Friday, December 1, 2017

Downfall of IT Books

[Knowledge Wins It All]

If memory serves, the years between 1995 to 2005 was a golden age for IT books. I remember feeling the joy just by browsing those books in the bookstores – let it be Borders, MPH or Popular Bookstores. After that period, IT books, and also engineering books, started to disappear from the shelves.

It didn’t just happened here in Malaysia, but worldwide. I was in USA, or exactly in Orange County, California, and I witnessed the same phenomena. It was only a half year time from early Fall 2008 to early Spring 2009. There was a shopping mall called G-Orange, around which you can find Borders bookstore. At the beginning of my staying there, I saw an abundance of IT books, then towards the end, I saw the shelves was shrinking. And too bad I think even that Borders itself closed down.


Not only to technical books, this also happened, and is happening to other types of printed media like magazines and newspapers. I saw this happened to my favorite humour magazine – Gila-Gila. Even my favorite new paper, Utusan Malaysia, reported of lost.
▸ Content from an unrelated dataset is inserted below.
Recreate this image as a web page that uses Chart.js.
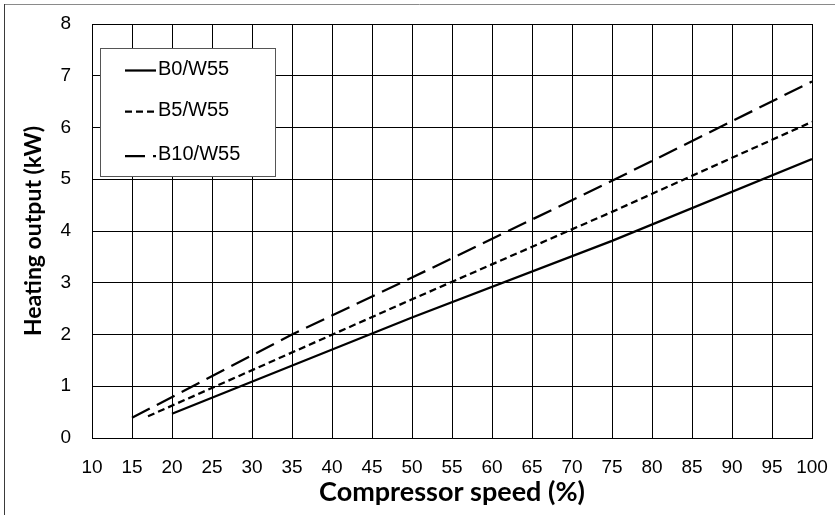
<!DOCTYPE html>
<html><head><meta charset="utf-8">
<script src="https://cdn.jsdelivr.net/npm/chart.js@4/dist/chart.umd.min.js"></script>
<style>
html,body{margin:0;padding:0;background:#fff;}
#wrap{position:relative;width:835px;height:515px;}
canvas{display:block;}
</style></head><body>
<div id="wrap"><canvas id="c" width="835" height="515"></canvas></div>
<script>
// ---- data ----
const seriesNames = ['B0/W55', 'B5/W55', 'B10/W55'];
const b0X  = [20, 50, 75, 100];
const b0Y  = [0.47, 2.33, 3.81, 5.39];
const b5X  = [17, 50, 75, 100];
const b5Y  = [0.42, 2.68, 4.37, 6.11];
const b10X = [15, 35, 50, 75, 100];
const b10Y = [0.39, 2.0, 3.1, 4.97, 6.89];
const xTickValues = [10,15,20,25,30,35,40,45,50,55,60,65,70,75,80,85,90,95,100];
const yTickValues = [0,1,2,3,4,5,6,7,8];
const xTitle = 'Compressor speed (%)';
const yTitle = 'Heating output (kW)';

const dashes = [[], [7, 4], [20, 8]];
const toPts = (xs, ys) => xs.map((x, i) => ({x, y: ys[i]}));

const frame = {
  id: 'frame',
  beforeDraw(chart) {
    const ctx = chart.ctx;
    ctx.save();
    ctx.fillStyle = '#fff';
    ctx.fillRect(0, 0, chart.width, chart.height);
    ctx.lineWidth = 1;
    ctx.strokeStyle = '#8a8a8a';
    ctx.beginPath(); ctx.moveTo(4, 4.5); ctx.lineTo(chart.width, 4.5); ctx.stroke();
    ctx.strokeStyle = '#3a3a3a';
    ctx.beginPath(); ctx.moveTo(4.5, 4); ctx.lineTo(4.5, chart.height); ctx.stroke();
    ctx.restore();
  }
};

const boxLegend = {
  id: 'boxLegend',
  afterDatasetsDraw(chart) {
    const ctx = chart.ctx;
    const a = chart.chartArea;
    const bx = a.left + 8, by = a.top + 24, bw = 175, bh = 128;
    ctx.save();
    ctx.fillStyle = '#fff';
    ctx.fillRect(bx, by, bw, bh);
    ctx.strokeStyle = '#555';
    ctx.lineWidth = 1;
    ctx.strokeRect(bx + 0.5, by + 0.5, bw, bh);
    const rows = [22.5, 63.5, 108];
    chart.data.datasets.forEach((ds, i) => {
      const y = by + rows[i];
      ctx.setLineDash(ds.borderDash || []);
      ctx.lineDashOffset = 0;
      ctx.lineWidth = 2.25;
      ctx.strokeStyle = '#000';
      ctx.beginPath(); ctx.moveTo(bx + 25, y); ctx.lineTo(bx + 56, y); ctx.stroke();
      ctx.setLineDash([]);
      ctx.fillStyle = '#000';
      ctx.font = '20px "Liberation Sans", Arial, sans-serif';
      ctx.textBaseline = 'middle';
      ctx.textAlign = 'left';
      ctx.fillText(ds.label, bx + 58, y - 1.5);
    });
    ctx.restore();
  }
};

const datasets = [
  {label: seriesNames[0], data: toPts(b0X, b0Y)},
  {label: seriesNames[1], data: toPts(b5X, b5Y)},
  {label: seriesNames[2], data: toPts(b10X, b10Y)}
].map((d, i) => Object.assign(d, {
  borderColor: '#000', backgroundColor: '#000', borderWidth: 2.25,
  borderDash: dashes[i], pointRadius: 0, tension: 0, fill: false, borderCapStyle: 'butt'
}));

new Chart(document.getElementById('c'), {
  type: 'line',
  data: {datasets},
  options: {
    responsive: false, animation: false, devicePixelRatio: 1,
    layout: {padding: {left: 4, right: 23, top: 24, bottom: 0}},
    plugins: {legend: {display: false}, tooltip: {enabled: false}},
    scales: {
      x: {
        type: 'linear', min: 10, max: 100,
        afterBuildTicks: s => { s.ticks = xTickValues.map(v => ({value: v})); },
        afterFit: s => { s.height = 77; s.paddingLeft = 0; s.paddingRight = 0; },
        grid: {color: '#000', lineWidth: 1, drawTicks: false},
        border: {color: '#000', width: 1},
        ticks: {color: '#000', font: {family: '"Liberation Sans", Arial, sans-serif', size: 19}, padding: 18, maxRotation: 0, autoSkip: false},
        title: {display: true, text: xTitle, color: '#000', font: {family: 'Lato, sans-serif', weight: 'bold', size: 27}, padding: {top: 7, bottom: 7}}
      },
      y: {
        type: 'linear', min: 0, max: 8,
        afterBuildTicks: s => { s.ticks = yTickValues.map(v => ({value: v})); },
        afterFit: s => { s.width = 88; s.paddingTop = 0; s.paddingBottom = 0; },
        grid: {color: '#000', lineWidth: 1, drawTicks: false},
        border: {color: '#000', width: 1},
        ticks: {color: '#000', font: {family: '"Liberation Sans", Arial, sans-serif', size: 19}, padding: 21, autoSkip: false},
        title: {display: true, text: yTitle, color: '#000', font: {family: 'Lato, sans-serif', weight: 'bold', size: 23}, padding: {top: 16, bottom: 16}}
      }
    }
  },
  plugins: [frame, boxLegend]
});
</script>
</body></html>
Why did this happen? The immediate reason is obvious to even a novice IT people. It is due to the fact that there are so many PDF format e-book nowadays. And many of those are free. With the digital book who needs physically printed books? Ironically enough, PDF e-book was invented by IT people. So IT people were responsible for the disappearance of IT books.


Specifically for IT books, there is another reason. There are many books on specific versions of software. For example books on Microsoft Excel 2013. When there is a new version of Microsoft Excel released, do you think people still need the book on version 2013? And do you think the books on version 2013 will be sold out by the time the new version was released? Publishing books on specific expiring products like this is so bad an idea.

Perhaps in a few decades these books will be in museum.